======== Information provided

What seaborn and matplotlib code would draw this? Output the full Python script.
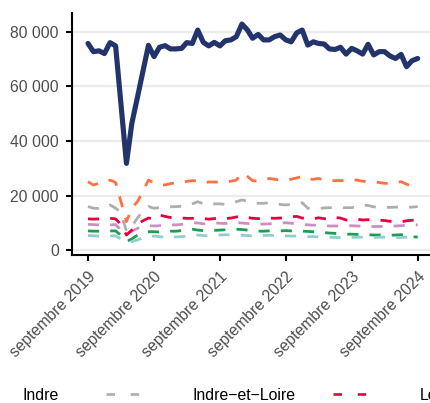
import matplotlib
matplotlib.use("Agg")
import matplotlib.pyplot as plt
import matplotlib.dates as mdates
import matplotlib.transforms as mtransforms
from matplotlib.lines import Line2D
import numpy as np
import pandas as pd
import seaborn as sns

# ---------------- data ----------------
months = pd.date_range("2019-09-01", periods=61, freq="MS")

region_name = "Centre−Val de Loire"
region = [75700, 72700, 73000, 72000, 76000, 74800, 54000, 31800, 46500, 56000,
          65400, 75000, 70900, 74300, 74900, 73700, 73700, 73900, 76000, 75700,
          80600, 76100, 74800, 76100, 74800, 76700, 77000, 78200, 82800, 80600,
          77600, 79000, 77000, 77000, 78200, 78800, 77000, 76300, 79600, 80600,
          75100, 76300, 75700, 75500, 73700, 73500, 74300, 71800, 73900, 73000,
          71800, 75400, 71500, 72700, 72700, 71100, 70200, 71700, 67200, 69400,
          70200]

cher = [7100, 7000, 7000, 7000, 7100, 7100, 5500, 3200, 4200, 5500,
        6500, 6800, 6800, 6700, 6900, 7000, 7000, 7200, 7500, 7700,
        7400, 7200, 7200, 7300, 7400, 7500, 7600, 7700, 7600, 7400,
        7200, 7000, 7000, 7100, 7200, 7100, 7200, 7100, 7000, 7000,
        6900, 6800, 6700, 6500, 6300, 6200, 6000, 5900, 5900, 5800,
        5700, 5700, 5600, 5600, 5500, 5500, 5600, 5700, 5800, 5000,
        4800]

eure_et_loir = [9500, 9400, 9300, 9300, 9300, 9400, 7500, 6200, 7000, 8000,
                8900, 9000, 8900, 9000, 9200, 9300, 9300, 9500, 9800, 10100,
                10000, 9700, 9800, 10000, 9900, 9800, 10100, 10100, 10000, 9800,
                9700, 9600, 9600, 9700, 9800, 9900, 10100, 9900, 9700, 9500,
                9300, 9200, 9200, 9000, 8900, 8900, 8900, 9000, 9000, 8900,
                8800, 8700, 8700, 8700, 8800, 8900, 8900, 9000, 9200, 9400,
                9300]

indre = [5400, 5300, 5200, 5200, 5300, 5300, 4200, 3000, 3200, 3800,
         4600, 5200, 5200, 5000, 4800, 4800, 4900, 5000, 5200, 5500,
         5600, 5400, 5300, 5400, 5600, 5700, 5600, 5600, 5500, 5400,
         5300, 5300, 5400, 5500, 5400, 5300, 5300, 5200, 5200, 5100,
         5000, 5000, 4900, 4800, 4800, 4700, 4600, 4600, 4700, 4800,
         4800, 4700, 4700, 4800, 4800, 4800, 4700, 4700, 4800, 4600,
         4500]

indre_et_loire = [16000, 15400, 15300, 15500, 16600, 15400, 14000, 7000, 8800, 11800,
                  14400, 16000, 15400, 15600, 15700, 15900, 16000, 16100, 16300, 17000,
                  17800, 17000, 16800, 17000, 17000, 16800, 17200, 17800, 18400, 18000,
                  17400, 17200, 17200, 17400, 17000, 16800, 16600, 16800, 17000, 17400,
                  15400, 15200, 15300, 15500, 15600, 15500, 15500, 15600, 15600, 16000,
                  16500, 16400, 15900, 15800, 15800, 15700, 15800, 15800, 15700, 15800,
                  16000]

loir_et_cher = [11500, 11400, 11500, 11600, 11700, 11500, 9500, 5600, 7400, 9500,
                10800, 11800, 11500, 12900, 12400, 12000, 12000, 11800, 11700, 11700,
                11500, 11600, 11400, 11600, 11700, 11600, 11800, 12200, 12600, 12000,
                11700, 11600, 11600, 11800, 11700, 11800, 12000, 12300, 12400, 11800,
                11700, 11500, 11900, 11600, 11300, 12000, 11800, 11100, 11000, 11400,
                11100, 11200, 11000, 11000, 10900, 10600, 10500, 10400, 10800, 11000,
                11100]

loiret = [25100, 23900, 24500, 24600, 25700, 24800, 18000, 10500, 15400, 17800,
          21500, 25700, 24600, 24100, 23900, 24400, 24700, 25000, 25200, 25500,
          25300, 24700, 25000, 25000, 25000, 25000, 25300, 25700, 28200, 27000,
          25500, 25300, 25700, 26300, 26000, 25700, 25700, 26000, 26500, 27000,
          26000, 26000, 26300, 25700, 25500, 25500, 25500, 25500, 25700, 25700,
          25300, 25100, 25100, 24800, 24500, 24500, 24800, 25100, 24200, 23500,
          23900]

departments = ["Cher", "Eure−et−Loir", "Indre", "Indre−et−Loire",
               "Loir−et−Cher", "Loiret"]
dept_values = [cher, eure_et_loir, indre, indre_et_loire, loir_et_cher, loiret]

tick_dates = ["2019-09-01", "2020-09-01", "2021-09-01",
              "2022-09-01", "2023-09-01", "2024-09-01"]
tick_labels = ["septembre 2019", "septembre 2020", "septembre 2021",
               "septembre 2022", "septembre 2023", "septembre 2024"]
y_ticks = [0, 20000, 40000, 60000, 80000]
y_labels = ["0", "20 000", "40 000", "60 000", "80 000"]

# ---------------- style ----------------
palette = {
    "Cher": "#1A9E50",
    "Eure−et−Loir": "#CC8FBF",
    "Indre": "#8FCFCF",
    "Indre−et−Loire": "#AEAEAE",
    "Loir−et−Cher": "#E8003D",
    "Loiret": "#FF7043",
}
navy = "#22346B"

sns.set_theme(style="white")
plt.rcParams["font.family"] = ["Liberation Sans", "DejaVu Sans"]

W, H = 431, 403
fig = plt.figure(figsize=(W / 100, H / 100), dpi=100)
fig.patch.set_facecolor("white")
ax = fig.add_axes([72 / W, 1 - 255 / H, (W - 72) / W, (255 - 12.7) / H])

df = pd.DataFrame({
    "date": np.tile(months, len(departments)),
    "dept": np.repeat(departments, len(months)),
    "value": np.concatenate([np.asarray(v, dtype=float) for v in dept_values]),
})
df_region = pd.DataFrame({"date": months, "value": region})

sns.lineplot(data=df, x="date", y="value", hue="dept", style="dept",
             palette=palette, dashes={d: (4, 4) for d in departments},
             linewidth=2.0, legend=False, ax=ax, zorder=3)
sns.lineplot(data=df_region, x="date", y="value", color=navy,
             linewidth=3.7, legend=False, ax=ax, zorder=4)

# axis limits
d0 = mdates.date2num(pd.Timestamp("2019-09-01"))
d1 = mdates.date2num(pd.Timestamp("2024-09-01"))
ppd = (417.7 - 88.0) / (d1 - d0)
ax.set_xlim(d0 - (88.0 - 72) / ppd, d0 + (W - 88.0) / ppd)
ppv = 54.65 / 20000
ax.set_ylim(-(255 - 250.3) / ppv, (250.3 - 12.7) / ppv)

ax.set_yticks(y_ticks)
ax.set_yticklabels(y_labels)
ax.set_xticks([mdates.date2num(pd.Timestamp(t)) for t in tick_dates])
ax.set_xticklabels(tick_labels, rotation=45, ha="right", va="top",
                   rotation_mode="anchor")
shift = mtransforms.ScaledTranslation(2 / 100, 0, fig.dpi_scale_trans)
for lab in ax.get_xticklabels():
    lab.set_transform(lab.get_transform() + shift)
ax.set_xlabel("")
ax.set_ylabel("")

ax.grid(axis="y", color="#EBEBEB", linewidth=1.6, zorder=0)
ax.grid(axis="x", visible=False)
ax.set_axisbelow(True)
for s in ["top", "right"]:
    ax.spines[s].set_visible(False)
for s in ["left", "bottom"]:
    ax.spines[s].set_color("black")
    ax.spines[s].set_linewidth(1.5)
ax.tick_params(axis="both", which="major", length=4.5, width=1.5,
               color="black", labelcolor="#4D4D4D", labelsize=11.3,
               left=True, bottom=True)
ax.tick_params(axis="y", pad=5.0)
ax.tick_params(axis="x", pad=5.5)

# ---------------- legend ----------------
handles = [Line2D([0], [0], color=navy, linewidth=3.0)]
labels = [region_name]
for d in departments:
    handles.append(Line2D([0], [0], color=palette[d], linewidth=1.9,
                          dashes=(3.2, 6.0)))
    labels.append(d)

split = labels.index("Indre−et−Loire")
yc = 7.5 / H
r = fig.canvas.get_renderer()


def place_legend(hs, ls, anchor_label, target_x, colsp):
    kw = dict(loc="center left", ncol=len(ls), frameon=False,
              fontsize=11.4, handlelength=2.08, handletextpad=3.4,
              columnspacing=colsp, borderaxespad=0, borderpad=0)
    lg = fig.legend(hs, ls, bbox_to_anchor=(0, yc), **kw)
    fig.canvas.draw()
    bb = [t for t in lg.get_texts() if t.get_text() == anchor_label][0] \
        .get_window_extent(fig.canvas.get_renderer())
    dx = target_x - bb.x0
    lg.remove()
    lg = fig.legend(hs, ls, bbox_to_anchor=(dx / W, yc), **kw)
    for t in lg.get_texts():
        t.set_color("black")
    return lg


leg1 = place_legend(handles[:split], labels[:split], "Indre", 22, 3.0)
leg2 = place_legend(handles[split:], labels[split:], "Indre−et−Loire", 193, 2.34)

fig.savefig("out.png", dpi=100, facecolor="white")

================

▸ Task prompt
Write down every line from the opening of the listing to the line with "import seaborn as sns", both included, and nothing else; the pictures are omitted.

▸ Solution to this task
What seaborn and matplotlib code would draw this? Output the full Python script.
import matplotlib
matplotlib.use("Agg")
import matplotlib.pyplot as plt
import matplotlib.dates as mdates
import matplotlib.transforms as mtransforms
from matplotlib.lines import Line2D
import numpy as np
import pandas as pd
import seaborn as sns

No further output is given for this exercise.